MOUNT VERNON — Recent reports of speeding motorists in residential neighborhoods have raised concerns of Mount Vernon area residents regarding the safety of pedestrians and even other motorists. This issue of speeders was addressed recently to neighborhood residents and city officials.
“I’ve seen kids go flying through here at about 50 to 60 miles per hour,” said West Vine Street resident Don Hyatt. “Some others will go right through the stop signs, never stopping. We have been fighting this for a while and have gotten nowhere. I think we need more police protection in the city and county.”
“I’ve been getting reports of speeders on West Vine Street just past the railroad tracks,” said Mount Vernon City Councilman Chuck Dice. “I’ve had Safety-Service Director Dave Glass post a speed trailer there so drivers can be aware of their speed.”
Dice said reports were coming from residents on West Sugar Street where drivers are often reported speeding between 7 to 8 a.m. “I imagine they are trying to get to work at Rolls-Royce on time,” he said, and has asked for a speed trailer to be posted there as well.
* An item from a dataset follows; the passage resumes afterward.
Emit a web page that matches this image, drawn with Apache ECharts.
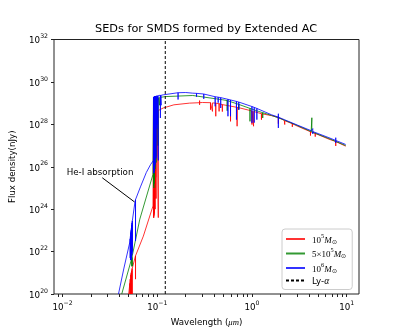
<!DOCTYPE html>
<html><head><meta charset="utf-8">
<script src="https://cdn.jsdelivr.net/npm/echarts@6/dist/echarts.min.js"></script>
<style>html,body{margin:0;padding:0;background:#fff}#c{width:399px;height:332px}</style>
</head><body><div id="c"></div>
<script>
// ---------------- data (wavelength in μm, flux as log10 of nJy) ----------------
const titleText = 'SEDs for SMDS formed by Extended AC';
const xTickValues = [0.01, 0.1, 1, 10];
const xMinorTickValues = [0.009, 0.02, 0.03, 0.04, 0.05, 0.06, 0.07, 0.08, 0.09,
  0.2, 0.3, 0.4, 0.5, 0.6, 0.7, 0.8, 0.9, 2, 3, 4, 5, 6, 7, 8, 9];
const yTickValues = [1e20, 1e22, 1e24, 1e26, 1e28, 1e30, 1e32];
const seriesNames = ['10⁵M⊙', '5×10⁵M⊙', '10⁶M⊙', 'Ly-α'];
const lyAlphaWave = 0.1216;

// 10^5 Msun (red)
const redWave = [0.0500, 0.0523, 0.0558, 0.0714, 0.0902, 0.0912, 0.0913, 0.1000, 0.1155, 0.150, 0.219, 0.300, 0.487, 0.750, 1.175, 1.61, 2.20, 3.00, 4.22, 6.5, 9.77];
const redLogF = [20.0, 20.57, 21.18, 22.73, 24.15, 24.2, 28.45, 28.62, 28.77, 28.92, 29.0, 29.03, 28.93, 28.77, 28.54, 28.41, 28.18, 27.92, 27.64, 27.30, 26.97];
// absorption features: [wavelength, continuum, extreme]
const redLines = [
  [0.0514, 20.5, 20.0], [0.0520, 20.7, 20.0], [0.0526, 20.9, 20.0], [0.0532, 21.0, 20.0], [0.0538, 21.1, 20.0], [0.0544, 21.2, 20.0],
  [0.0590, 21.8, 20.7],
  [0.0915, 28.46, 23.6], [0.0920, 28.47, 23.6], [0.0926, 28.48, 23.7], [0.0932, 28.5, 23.8], [0.0938, 28.52, 24.0], [0.0945, 28.54, 24.5],
  [0.0950, 28.55, 24.0], [0.0958, 28.57, 25.0], [0.0965, 28.58, 25.5], [0.0973, 28.6, 24.5], [0.0985, 28.61, 26.5], [0.1000, 28.62, 27.0], [0.1026, 28.65, 23.6],
  [0.280, 29.02, 29.12], [0.280, 29.02, 28.92],
  [0.365, 29.02, 28.69], [0.383, 29.01, 28.61], [0.415, 29.0, 28.38], [0.450, 28.97, 28.61], [0.487, 28.93, 28.60],
  [0.594, 28.86, 28.14], [0.697, 28.80, 27.91], [1.000, 28.63, 27.99], [1.040, 28.61, 27.91], [1.260, 28.50, 28.22],
  [1.900, 28.33, 28.03], [2.220, 28.17, 27.99], [2.670, 28.03, 27.88], [4.150, 27.65, 27.47], [4.660, 27.57, 27.42], [7.670, 27.19, 26.98]
];

// 5x10^5 Msun (green)
const greenWave = [0.0422, 0.0536, 0.0655, 0.0902, 0.0912, 0.0913, 0.1000, 0.124, 0.237, 0.487, 0.750, 1.175, 1.61, 2.20, 3.00, 4.22, 6.5, 9.77];
const greenLogF = [20.0, 21.65, 23.53, 25.64, 25.72, 29.14, 29.25, 29.31, 29.36, 29.16, 28.92, 28.61, 28.42, 28.20, 27.95, 27.66, 27.33, 27.0];
const greenLines = [
  [0.0540, 21.72, 21.3], [0.0545, 21.8, 21.32],
  [0.0915, 29.14, 25.1], [0.0920, 29.15, 25.0], [0.0926, 29.16, 25.2], [0.0932, 29.17, 25.4], [0.0938, 29.18, 25.8], [0.0945, 29.19, 26.5],
  [0.0950, 29.2, 25.9], [0.0958, 29.21, 26.8], [0.0973, 29.22, 26.2], [0.1000, 29.25, 28.8], [0.1026, 29.26, 27.0], [0.1060, 29.27, 28.9],
  [0.548, 29.12, 28.64], [0.726, 28.94, 28.69], [0.954, 28.75, 28.14], [1.30, 28.55, 28.3], [4.29, 27.64, 28.31]
];

// 10^6 Msun (blue)
const blueWave = [0.0390, 0.0443, 0.0514, 0.0581, 0.0665, 0.0767, 0.0850, 0.0912, 0.0913, 0.1155, 0.166, 0.200, 0.237, 0.487, 0.750, 1.175, 1.61, 2.20, 3.00, 4.22, 6.5, 9.77];
const blueLogF = [20.0, 21.18, 22.45, 24.32, 25.05, 25.73, 26.1, 26.3, 29.28, 29.39, 29.49, 29.5, 29.47, 29.24, 29.02, 28.72, 28.45, 28.22, 27.97, 27.70, 27.37, 27.05];
const blueLines = [
  [0.0518, 22.6, 21.7], [0.0522, 22.75, 21.6], [0.0526, 22.9, 21.6], [0.0530, 23.0, 21.6], [0.0534, 23.1, 21.7], [0.0538, 23.25, 21.8], [0.0542, 23.35, 21.9], [0.0546, 23.45, 22.0],
  [0.0590, 24.45, 22.5],
  [0.0915, 29.28, 25.7], [0.0919, 29.29, 25.8], [0.0923, 29.29, 25.7], [0.0927, 29.3, 26.0], [0.0931, 29.3, 25.8], [0.0936, 29.31, 26.2], [0.0941, 29.31, 26.0],
  [0.0946, 29.32, 26.5], [0.0950, 29.32, 26.1], [0.0958, 29.33, 26.8], [0.0965, 29.33, 27.2], [0.0973, 29.34, 26.4], [0.0990, 29.35, 27.8], [0.1005, 29.35, 28.0],
  [0.1026, 29.36, 26.3], [0.1080, 29.37, 28.3], [0.1100, 29.37, 28.9],
  [0.166, 29.49, 29.17], [0.260, 29.46, 29.3], [0.310, 29.43, 29.2],
  [0.409, 29.30, 28.85], [0.440, 29.28, 29.02], [0.468, 29.26, 28.77], [0.558, 29.18, 28.38], [0.594, 29.15, 28.38], [0.686, 29.08, 28.22], [0.726, 29.05, 28.69],
  [1.000, 28.84, 28.07], [1.057, 28.80, 28.08], [1.127, 28.75, 28.22],
  [1.900, 28.34, 28.5], [1.900, 28.34, 27.83], [4.39, 27.66, 27.8], [4.39, 27.66, 27.55], [7.67, 27.24, 27.37], [7.67, 27.24, 27.12]
];

// annotation (data coordinates: wavelength, log10 flux)
const heLabelText = 'He-I absorption';
const heLabelPos = [0.0249, 25.73];
const heArrowFrom = [0.0263, 25.48];
const heArrowTo = [0.0576, 24.34];

// ---------------- build ----------------
const P = v => Math.pow(10, v);
function buildData(wave, logF, lines) {
  const groups = wave.map((w, i) => ({ x: w, pts: [[w, P(logF[i])]] }));
  lines.forEach(l => groups.push({ x: l[0], pts: [[l[0], P(l[1])], [l[0], P(l[2])], [l[0], P(l[1])]] }));
  groups.sort((a, b) => a.x - b.x);
  const out = [];
  groups.forEach(g => g.pts.forEach(p => out.push(p)));
  return out;
}

const SANS = 'DejaVu Sans';
const SERIF = 'Liberation Serif';
const xMin = 0.00813, xMax = 13.5;

function powLabel(v) {
  const e = Math.round(Math.log10(v));
  return '{b|10}{s|' + String(e).replace('-', '\u2212') + '}';
}
const tickRich = {
  b: { fontFamily: SANS, fontSize: 8.7, color: '#000', lineHeight: 12, verticalAlign: 'bottom' },
  s: { fontFamily: SANS, fontSize: 6.2, color: '#000', lineHeight: 7, verticalAlign: 'top' }
};
const legendFmt = {
  '10⁵M⊙': '{r|10}{s|5}{i|M}{u|⊙}',
  '5×10⁵M⊙': '{r|5×10}{s|5}{i|M}{u|⊙}',
  '10⁶M⊙': '{r|10}{s|6}{i|M}{u|⊙}',
  'Ly-α': '{t|Ly-}{g|α}'
};

const lineCommon = { type: 'line', symbol: 'none', showSymbol: false, animation: false, clip: true, z: 2 };
const colors = ['#ff0000', '#008000', '#0000ff'];

const chart = echarts.init(document.getElementById('c'), null, { renderer: 'canvas' });
chart.setOption({
  animation: false,
  backgroundColor: '#fff',
  title: {
    text: titleText, left: 95, top: 23, padding: 0,
    textStyle: { fontFamily: SANS, fontSize: 11.3, fontWeight: 'normal', color: '#000', lineHeight: 13 }
  },
  grid: { left: 50, right: 40, top: 39.5, bottom: 37, show: true, borderColor: '#222', borderWidth: 1, backgroundColor: 'transparent' },
  legend: {
    orient: 'vertical', left: 282, top: 229, padding: [4, 6, 3, 3], itemGap: 2.5,
    itemWidth: 19, itemHeight: 1,
    backgroundColor: 'rgba(255,255,255,0.8)', borderColor: '#ccc', borderWidth: 1, borderRadius: 3,
    itemStyle: { opacity: 0 },
    data: seriesNames,
    formatter: n => legendFmt[n],
    textStyle: {
      color: '#000', padding: [0, 0, 0, 2],
      rich: {
        r: { fontFamily: SERIF, fontSize: 9, lineHeight: 12, verticalAlign: 'bottom' },
        s: { fontFamily: SERIF, fontSize: 6.3, lineHeight: 7, verticalAlign: 'top' },
        i: { fontFamily: SERIF, fontStyle: 'italic', fontSize: 9, lineHeight: 12, verticalAlign: 'bottom' },
        u: { fontFamily: SERIF, fontSize: 6.3, lineHeight: 6, verticalAlign: 'bottom' },
        t: { fontFamily: SANS, fontSize: 8.7, lineHeight: 12, verticalAlign: 'bottom' },
        g: { fontFamily: SERIF, fontStyle: 'italic', fontSize: 9.5, lineHeight: 12, verticalAlign: 'bottom' }
      }
    }
  },
  xAxis: {
    type: 'log', logBase: 10, min: xMin, max: xMax, position: 'bottom',
    name: 'Wavelength ({i|μm})', nameLocation: 'middle', nameGap: 24,
    nameTextStyle: { fontFamily: SANS, fontSize: 8.7, color: '#000',
      rich: { i: { fontFamily: SERIF, fontStyle: 'italic', fontSize: 8.7, color: '#000' } } },
    axisLine: { show: false },
    axisTick: { show: true, length: 3, inside: false, customValues: xTickValues.concat(xMinorTickValues).sort((a, b) => a - b), lineStyle: { color: '#222' } },
    axisLabel: { show: true, margin: 6, customValues: xTickValues, formatter: powLabel, rich: tickRich, showMinLabel: true, showMaxLabel: true },
    splitLine: { show: false }, minorTick: { show: false }
  },
  yAxis: {
    type: 'log', logBase: 10, min: 1e20, max: 1e32,
    name: 'Flux density(nJy)', nameLocation: 'middle', nameGap: 37, nameRotate: 90,
    nameTextStyle: { fontFamily: SANS, fontSize: 8.7, color: '#000' },
    axisLine: { show: false },
    axisTick: { show: true, length: 3, customValues: yTickValues, lineStyle: { color: '#222' } },
    axisLabel: { show: true, margin: 6, customValues: yTickValues, formatter: powLabel, rich: tickRich, showMinLabel: true, showMaxLabel: true },
    splitLine: { show: false }
  },
  series: [
    Object.assign({}, lineCommon, { name: seriesNames[0], data: buildData(redWave, redLogF, redLines), color: colors[0], lineStyle: { color: colors[0], width: 1, opacity: 0.8 } }),
    Object.assign({}, lineCommon, { name: seriesNames[1], data: buildData(greenWave, greenLogF, greenLines), color: colors[1], lineStyle: { color: colors[1], width: 1, opacity: 0.8 } }),
    Object.assign({}, lineCommon, { name: seriesNames[2], data: buildData(blueWave, blueLogF, blueLines), color: colors[2], lineStyle: { color: colors[2], width: 1, opacity: 0.8 } }),
    Object.assign({}, lineCommon, {
      name: seriesNames[3], data: [[lyAlphaWave, 1e20], [lyAlphaWave, 1e32]], color: '#000',
      lineStyle: { color: '#000', width: 1, type: [3, 2] }, z: 3,
      markLine: {
        silent: true, animation: false, symbol: ['none', 'arrow'], symbolSize: [0, 7],
        lineStyle: { color: '#000', width: 1, type: 'solid' }, label: { show: false },
        data: [[{ coord: [heArrowFrom[0], P(heArrowFrom[1])] }, { coord: [heArrowTo[0], P(heArrowTo[1])] }]]
      },
      markPoint: {
        silent: true, animation: false,
        data: [{ coord: [heLabelPos[0], P(heLabelPos[1])], symbol: 'circle', symbolSize: 1, itemStyle: { color: 'rgba(0,0,0,0)' },
          label: { show: true, position: 'inside', formatter: heLabelText, fontFamily: SANS, fontSize: 8.7, color: '#000' } }]
      }
    })
  ]
});
</script>
</body></html>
Dice added that he was aware of some speeders on West High Street, particularly in the area of the (Riverside Park).
“We’re concerned with the traffic near the park,” said Dice. “We want everyone to stay under the speed limits because there are a lot of kids in this area. I presume they have a tendency to speed up right there with it being right on the edge of town.”
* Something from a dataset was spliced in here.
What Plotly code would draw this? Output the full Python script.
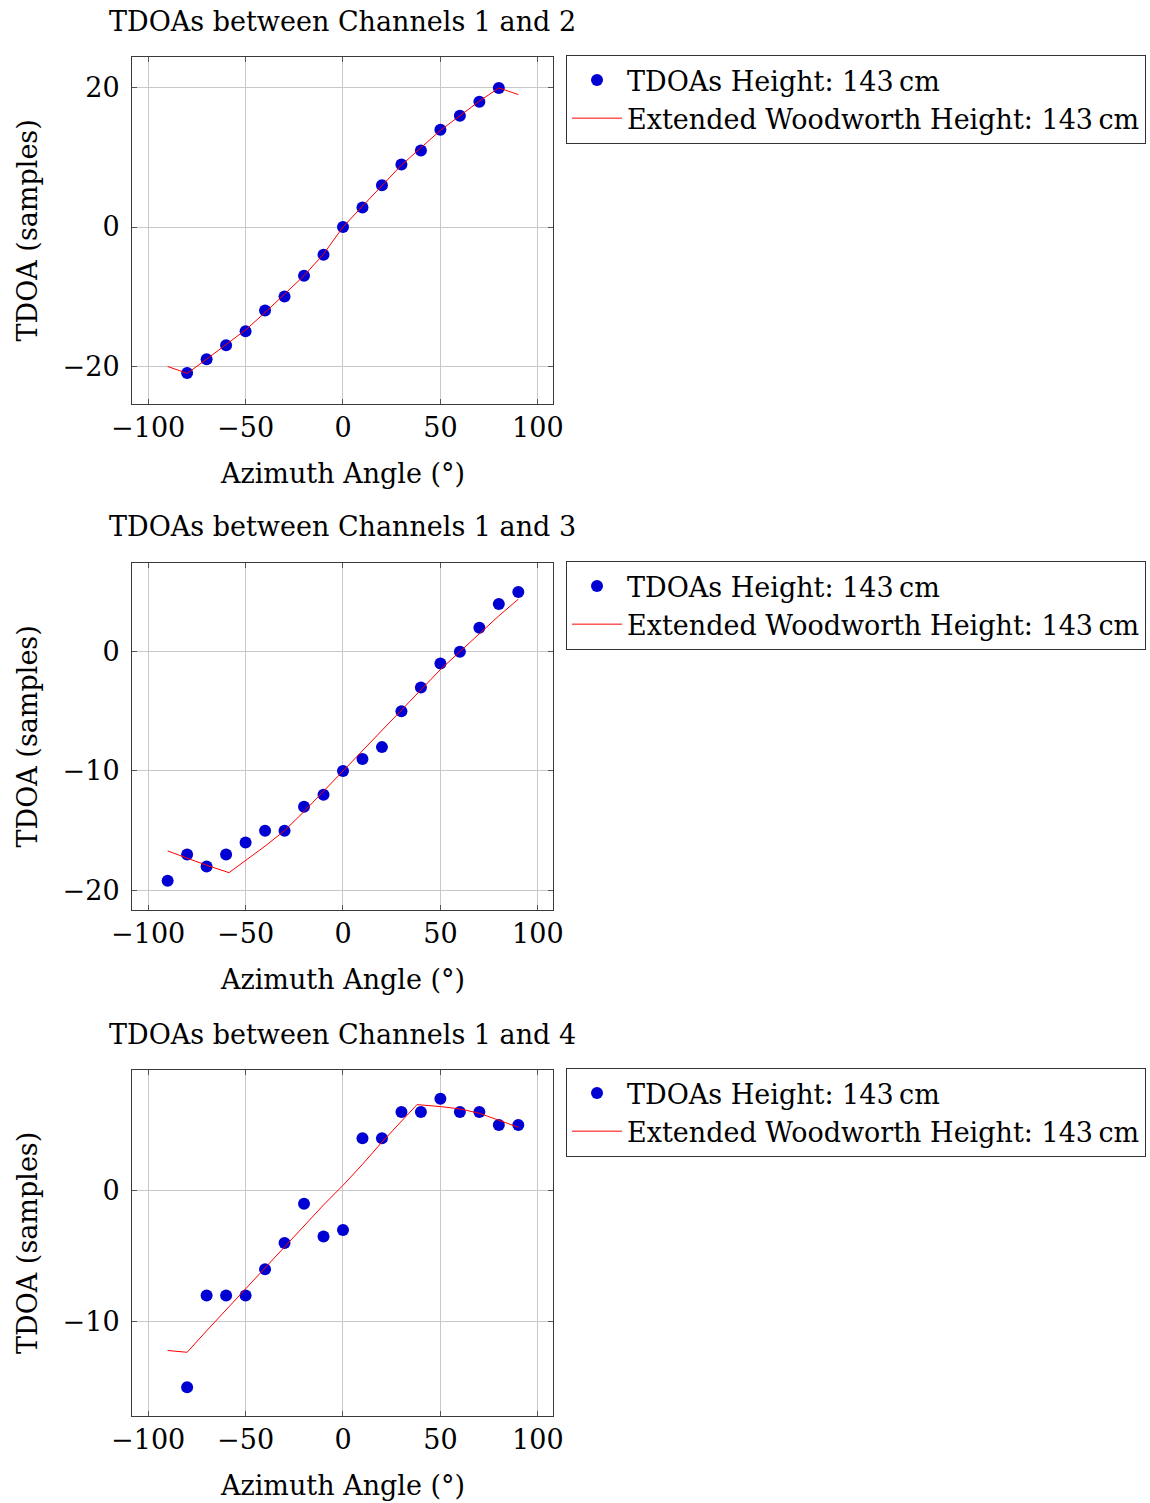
import plotly.graph_objects as go

# ---------------- data ----------------
angles = [-90, -80, -70, -60, -50, -40, -30, -20, -10, 0, 10, 20, 30, 40, 50, 60, 70, 80, 90]

# Channels 1-2
tdoa12_x = [-80, -70, -60, -50, -40, -30, -20, -10, 0, 10, 20, 30, 40, 50, 60, 70, 80]
tdoa12_y = [-21, -19, -17, -15, -12, -10, -7, -4, 0, 2.8, 6, 9, 11, 14, 16, 18, 20]
model12_x = [-90, -80, -70, -60, -50, -40, -30, -20, -10, 0, 10, 20, 30, 40, 50, 60, 70, 80, 90]
model12_y = [-20.05, -21.05, -19.0, -16.9, -14.8, -12.3, -9.7, -7.0, -3.9, 0.0, 3.0, 6.0, 8.9,
             11.4, 13.9, 16.0, 18.1, 20.0, 19.05]

# Channels 1-3
tdoa13_x = angles
tdoa13_y = [-19.2, -17, -18, -17, -16, -15, -15, -13, -12, -10, -9, -8, -5, -3, -1, 0, 2, 4, 5]
model13_x = [-90, -80, -70, -58.5, -50, -40, -30, -20, -10, 0, 10, 20, 30, 40, 50, 60, 70, 80, 90]
model13_y = [-16.7, -17.3, -17.9, -18.52, -17.5, -16.3, -15.0, -13.4, -11.7, -10.0, -8.3, -6.6,
             -4.9, -3.2, -1.5, 0.0, 1.5, 3.0, 4.4]

# Channels 1-4
tdoa14_x = [-80, -70, -60, -50, -40, -30, -20, -10, 0, 10, 20, 30, 40, 50, 60, 70, 80, 90]
tdoa14_y = [-15, -8, -8, -8, -6, -4, -1, -3.5, -3, 4, 4, 6, 6, 7, 6, 6, 5, 5]
model14_x = [-90, -80, -70, -60, -50, -40, -30, -20, -10, 0, 10, 20, 30, 38, 50, 60, 70, 80, 90]
model14_y = [-12.2, -12.34, -10.7, -9.1, -7.5, -5.9, -4.3, -2.7, -1.1, 0.4, 2.0, 3.7, 5.3, 6.56,
             6.41, 6.23, 5.9, 5.39, 4.83]

titles = ["TDOAs between Channels 1 and 2", "TDOAs between Channels 1 and 3",
          "TDOAs between Channels 1 and 4"]
legend_points = "TDOAs Height: 143\u2009cm"
legend_line = "Extended Woodworth Height: 143\u2009cm"
x_title = "Azimuth Angle (°)"
y_title = "TDOA (samples)"
x_ticks = [-100, -50, 0, 50, 100]
y_ticks = [[-20, 0, 20], [-20, -10, 0], [-10, 0]]
y_ranges = [[-25.45, 24.45], [-21.65, 7.43], [-17.2, 9.2]]

# ---------------- layout constants ----------------
W, H = 1150, 1503
FONT = "DejaVu Serif"
FS = 27
BLUE = "#0000D2"
RED = "#FF0000"
GRID = "#C8C8C8"
FRAME = "#3a3a3a"

px_left, px_right = 132, 553
panels_px = [(57, 404), (563, 910), (1070, 1416)]

fig = go.Figure()

data = [(tdoa12_x, tdoa12_y, model12_x, model12_y),
        (tdoa13_x, tdoa13_y, model13_x, model13_y),
        (tdoa14_x, tdoa14_y, model14_x, model14_y)]

annotations = []
for i, (px_, py_, mx_, my_) in enumerate(data):
    n = "" if i == 0 else str(i + 1)
    legname = "legend" if i == 0 else f"legend{i + 1}"
    fig.add_trace(go.Scatter(x=px_, y=py_, mode="markers", name=legend_points,
                             marker=dict(color=BLUE, size=12),
                             xaxis="x" + n, yaxis="y" + n, legend=legname))
    fig.add_trace(go.Scatter(x=mx_, y=my_, mode="lines", name=legend_line,
                             line=dict(color=RED, width=1),
                             xaxis="x" + n, yaxis="y" + n, legend=legname))
    top, bot = panels_px[i]
    ydom = [1 - bot / H, 1 - top / H]
    axis_common = dict(showline=True, mirror="ticks", linecolor=FRAME, linewidth=1,
                       ticks="inside", ticklen=5, tickcolor="#555555", tickwidth=1,
                       showgrid=True, gridcolor=GRID, gridwidth=1, zeroline=False,
                       automargin=False,
                       tickfont=dict(family=FONT, size=FS, color="black"))
    fig.update_layout(**{
        "xaxis" + n: dict(domain=[px_left / W, px_right / W], range=[-108.3, 107.8],
                          tickvals=x_ticks, anchor="y" + n, ticklabelstandoff=0,
                          **axis_common),
        "yaxis" + n: dict(domain=ydom, range=y_ranges[i], tickvals=y_ticks[i],
                          anchor="x" + n, ticklabelstandoff=6, **axis_common),
        legname: dict(x=566 / W, y=1 - (top - 2) / H, xanchor="left", yanchor="top",
                      bgcolor="white", bordercolor="#333333", borderwidth=1,
                      font=dict(family=FONT, size=FS, color="black"),
                      itemwidth=50, tracegroupgap=0),
    })
    # title
    cx = (px_left + px_right) / 2 / W
    annotations.append(dict(text=titles[i], x=cx, y=1 - (top - 36) / H, xref="paper",
                            yref="paper", xanchor="center", yanchor="middle",
                            showarrow=False, font=dict(family=FONT, size=FS, color="black")))
    annotations.append(dict(text=x_title, x=cx, y=1 - (bot + 69) / H, xref="paper",
                            yref="paper", xanchor="center", yanchor="middle",
                            showarrow=False, font=dict(family=FONT, size=FS, color="black")))
    annotations.append(dict(text=y_title, x=27 / W, y=1 - ((top + bot) / 2) / H, xref="paper",
                            yref="paper", xanchor="center", yanchor="middle", textangle=-90,
                            showarrow=False, font=dict(family=FONT, size=FS, color="black")))

fig.update_layout(width=W, height=H, margin=dict(l=0, r=0, t=0, b=0, autoexpand=False),
                  paper_bgcolor="white", plot_bgcolor="white",
                  annotations=annotations, showlegend=True)

fig.write_html("out.html")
Not aware of any speeding problems on the west side of town, Mount Vernon City Councilman John Fair remains concerned with the traffic speed on East High Street.
“An issue was brought to council last year to consider lowering the speed limit on East High Street to 25 miles per hour,” said Fair. “The issue was defeated by a 4-3 vote, but the problem still remains of speeding vehicles and truck concerns. It’s not a state route; but it is a widened street, so it looks the same as [U.S.] 36.”
A flashing yellow light was installed last year near East Elementary School in attempt to keep traffic at a slow speed. “What do we need to do to enforce the law?” asked Fair. “Maybe write more tickets?”
With no massive influx of speeding reports documented by Dave Glass, the speed trailer has been moved to various locations lately. “We move this trailer to troubled areas when we get reports,” said Glass. “You will never catch them all (speeders); and this trailer’s purpose is to be an educational tool. I believe the police chief is keeping an eye on the situation.”
Mount Vernon Police Chief Mike Merrilees urges residents to inform the police department about cases of speeding problems. “I get complaints regularly and let my officers know of problem areas,” said Merrilees. “Letting us know of a particular time and place is always helpful. While we currently have a staff of four or five officers working at a time, we’ll be glad to show our presence and write some tickets for the safety of our citizens.”